Given information:
----------------
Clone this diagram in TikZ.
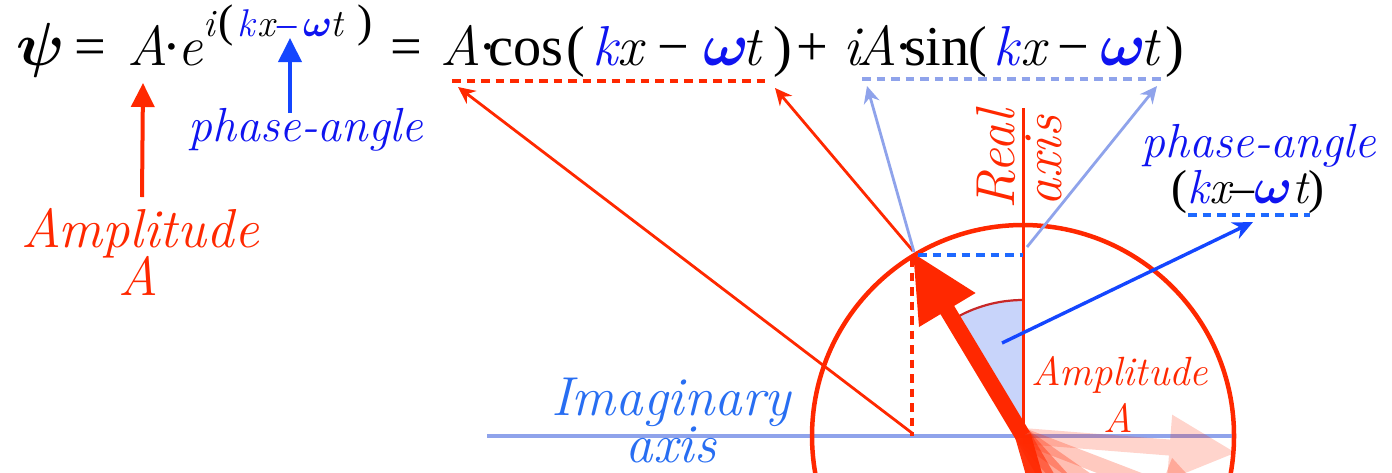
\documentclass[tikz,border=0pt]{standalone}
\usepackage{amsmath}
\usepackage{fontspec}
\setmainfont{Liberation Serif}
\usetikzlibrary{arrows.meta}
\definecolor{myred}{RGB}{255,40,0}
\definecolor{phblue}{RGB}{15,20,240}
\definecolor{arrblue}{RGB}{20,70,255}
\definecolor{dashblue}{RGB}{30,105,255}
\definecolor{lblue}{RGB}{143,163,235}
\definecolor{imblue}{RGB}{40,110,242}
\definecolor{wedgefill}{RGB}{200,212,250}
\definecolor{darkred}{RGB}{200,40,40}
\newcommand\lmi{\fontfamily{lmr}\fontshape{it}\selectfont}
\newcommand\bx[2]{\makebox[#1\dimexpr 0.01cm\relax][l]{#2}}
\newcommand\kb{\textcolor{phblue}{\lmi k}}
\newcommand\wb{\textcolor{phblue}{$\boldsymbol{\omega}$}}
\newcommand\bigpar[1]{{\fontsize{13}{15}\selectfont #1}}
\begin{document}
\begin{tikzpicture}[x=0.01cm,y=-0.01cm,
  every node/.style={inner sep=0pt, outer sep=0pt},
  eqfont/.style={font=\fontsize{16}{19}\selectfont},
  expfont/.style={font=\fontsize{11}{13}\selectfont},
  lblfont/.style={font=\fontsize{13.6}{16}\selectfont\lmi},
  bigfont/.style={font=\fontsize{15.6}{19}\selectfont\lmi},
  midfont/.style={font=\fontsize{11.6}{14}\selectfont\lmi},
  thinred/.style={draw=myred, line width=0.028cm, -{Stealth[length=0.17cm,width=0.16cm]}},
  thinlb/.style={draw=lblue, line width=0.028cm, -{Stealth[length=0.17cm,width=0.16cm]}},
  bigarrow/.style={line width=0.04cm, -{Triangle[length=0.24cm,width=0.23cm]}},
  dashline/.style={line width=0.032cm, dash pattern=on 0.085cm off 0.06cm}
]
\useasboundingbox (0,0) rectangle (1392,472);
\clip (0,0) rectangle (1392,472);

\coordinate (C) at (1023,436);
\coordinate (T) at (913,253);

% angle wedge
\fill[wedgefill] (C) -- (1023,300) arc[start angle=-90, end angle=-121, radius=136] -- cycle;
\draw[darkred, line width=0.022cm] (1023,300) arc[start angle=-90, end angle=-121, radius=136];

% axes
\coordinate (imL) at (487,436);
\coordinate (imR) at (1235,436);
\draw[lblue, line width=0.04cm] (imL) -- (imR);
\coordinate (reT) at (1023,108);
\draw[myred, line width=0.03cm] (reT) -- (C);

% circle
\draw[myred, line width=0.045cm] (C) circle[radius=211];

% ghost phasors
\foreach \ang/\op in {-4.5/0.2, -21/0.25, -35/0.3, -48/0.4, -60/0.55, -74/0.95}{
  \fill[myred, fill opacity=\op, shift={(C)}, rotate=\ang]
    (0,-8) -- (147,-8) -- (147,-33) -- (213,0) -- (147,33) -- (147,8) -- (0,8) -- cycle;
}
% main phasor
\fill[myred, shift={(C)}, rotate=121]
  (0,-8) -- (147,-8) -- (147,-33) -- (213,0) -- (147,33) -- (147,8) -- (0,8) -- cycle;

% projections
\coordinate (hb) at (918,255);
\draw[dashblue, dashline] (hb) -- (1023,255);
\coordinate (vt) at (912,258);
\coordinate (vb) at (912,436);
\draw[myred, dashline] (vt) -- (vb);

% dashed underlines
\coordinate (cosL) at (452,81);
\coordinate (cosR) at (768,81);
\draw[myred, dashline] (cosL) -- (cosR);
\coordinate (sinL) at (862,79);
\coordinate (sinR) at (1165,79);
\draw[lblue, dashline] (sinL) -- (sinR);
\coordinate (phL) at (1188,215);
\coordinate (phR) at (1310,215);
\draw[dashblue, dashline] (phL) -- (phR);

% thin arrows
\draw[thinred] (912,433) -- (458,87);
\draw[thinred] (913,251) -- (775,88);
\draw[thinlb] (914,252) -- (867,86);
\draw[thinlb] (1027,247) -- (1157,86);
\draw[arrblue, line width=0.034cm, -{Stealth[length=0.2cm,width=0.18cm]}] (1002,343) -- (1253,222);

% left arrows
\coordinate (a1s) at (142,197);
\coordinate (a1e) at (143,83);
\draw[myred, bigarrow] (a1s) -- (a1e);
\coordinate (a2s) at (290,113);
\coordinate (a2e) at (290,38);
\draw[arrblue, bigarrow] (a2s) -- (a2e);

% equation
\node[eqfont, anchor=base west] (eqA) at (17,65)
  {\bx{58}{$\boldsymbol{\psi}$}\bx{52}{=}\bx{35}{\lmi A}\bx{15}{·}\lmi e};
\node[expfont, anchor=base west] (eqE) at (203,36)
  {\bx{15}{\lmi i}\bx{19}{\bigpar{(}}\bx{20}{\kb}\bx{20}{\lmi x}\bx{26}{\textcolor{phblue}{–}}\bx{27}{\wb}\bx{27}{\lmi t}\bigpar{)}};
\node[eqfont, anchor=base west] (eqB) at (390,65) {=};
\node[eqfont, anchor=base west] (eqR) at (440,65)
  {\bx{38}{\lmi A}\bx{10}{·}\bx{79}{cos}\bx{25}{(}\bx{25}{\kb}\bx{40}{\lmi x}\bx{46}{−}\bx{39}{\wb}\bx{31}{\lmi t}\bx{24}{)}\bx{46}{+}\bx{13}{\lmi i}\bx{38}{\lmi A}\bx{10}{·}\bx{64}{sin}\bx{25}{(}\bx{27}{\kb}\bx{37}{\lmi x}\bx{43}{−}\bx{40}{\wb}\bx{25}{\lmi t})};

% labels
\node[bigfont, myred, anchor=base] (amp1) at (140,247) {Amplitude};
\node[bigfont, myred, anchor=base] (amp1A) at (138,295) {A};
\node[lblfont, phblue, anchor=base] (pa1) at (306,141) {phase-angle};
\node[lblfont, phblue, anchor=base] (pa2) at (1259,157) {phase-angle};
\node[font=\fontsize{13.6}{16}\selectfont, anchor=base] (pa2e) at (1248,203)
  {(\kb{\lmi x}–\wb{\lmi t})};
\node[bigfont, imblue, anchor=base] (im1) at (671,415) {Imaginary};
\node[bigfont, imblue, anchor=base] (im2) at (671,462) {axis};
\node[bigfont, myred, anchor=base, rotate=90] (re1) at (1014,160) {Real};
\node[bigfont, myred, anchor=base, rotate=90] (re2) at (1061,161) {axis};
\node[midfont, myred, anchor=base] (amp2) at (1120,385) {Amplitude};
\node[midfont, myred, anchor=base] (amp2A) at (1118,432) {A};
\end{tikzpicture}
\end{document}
----------------
Exercise goal: The lines from the top of the data above through the one holding "width=0.03cm] (reT) -- (C);" are to be repeated exactly, and only those, with no pictures.

Full answer:
Clone this diagram in TikZ.
\documentclass[tikz,border=0pt]{standalone}
\usepackage{amsmath}
\usepackage{fontspec}
\setmainfont{Liberation Serif}
\usetikzlibrary{arrows.meta}
\definecolor{myred}{RGB}{255,40,0}
\definecolor{phblue}{RGB}{15,20,240}
\definecolor{arrblue}{RGB}{20,70,255}
\definecolor{dashblue}{RGB}{30,105,255}
\definecolor{lblue}{RGB}{143,163,235}
\definecolor{imblue}{RGB}{40,110,242}
\definecolor{wedgefill}{RGB}{200,212,250}
\definecolor{darkred}{RGB}{200,40,40}
\newcommand\lmi{\fontfamily{lmr}\fontshape{it}\selectfont}
\newcommand\bx[2]{\makebox[#1\dimexpr 0.01cm\relax][l]{#2}}
\newcommand\kb{\textcolor{phblue}{\lmi k}}
\newcommand\wb{\textcolor{phblue}{$\boldsymbol{\omega}$}}
\newcommand\bigpar[1]{{\fontsize{13}{15}\selectfont #1}}
\begin{document}
\begin{tikzpicture}[x=0.01cm,y=-0.01cm,
  every node/.style={inner sep=0pt, outer sep=0pt},
  eqfont/.style={font=\fontsize{16}{19}\selectfont},
  expfont/.style={font=\fontsize{11}{13}\selectfont},
  lblfont/.style={font=\fontsize{13.6}{16}\selectfont\lmi},
  bigfont/.style={font=\fontsize{15.6}{19}\selectfont\lmi},
  midfont/.style={font=\fontsize{11.6}{14}\selectfont\lmi},
  thinred/.style={draw=myred, line width=0.028cm, -{Stealth[length=0.17cm,width=0.16cm]}},
  thinlb/.style={draw=lblue, line width=0.028cm, -{Stealth[length=0.17cm,width=0.16cm]}},
  bigarrow/.style={line width=0.04cm, -{Triangle[length=0.24cm,width=0.23cm]}},
  dashline/.style={line width=0.032cm, dash pattern=on 0.085cm off 0.06cm}
]
\useasboundingbox (0,0) rectangle (1392,472);
\clip (0,0) rectangle (1392,472);

\coordinate (C) at (1023,436);
\coordinate (T) at (913,253);

% angle wedge
\fill[wedgefill] (C) -- (1023,300) arc[start angle=-90, end angle=-121, radius=136] -- cycle;
\draw[darkred, line width=0.022cm] (1023,300) arc[start angle=-90, end angle=-121, radius=136];

% axes
\coordinate (imL) at (487,436);
\coordinate (imR) at (1235,436);
\draw[lblue, line width=0.04cm] (imL) -- (imR);
\coordinate (reT) at (1023,108);
\draw[myred, line width=0.03cm] (reT) -- (C);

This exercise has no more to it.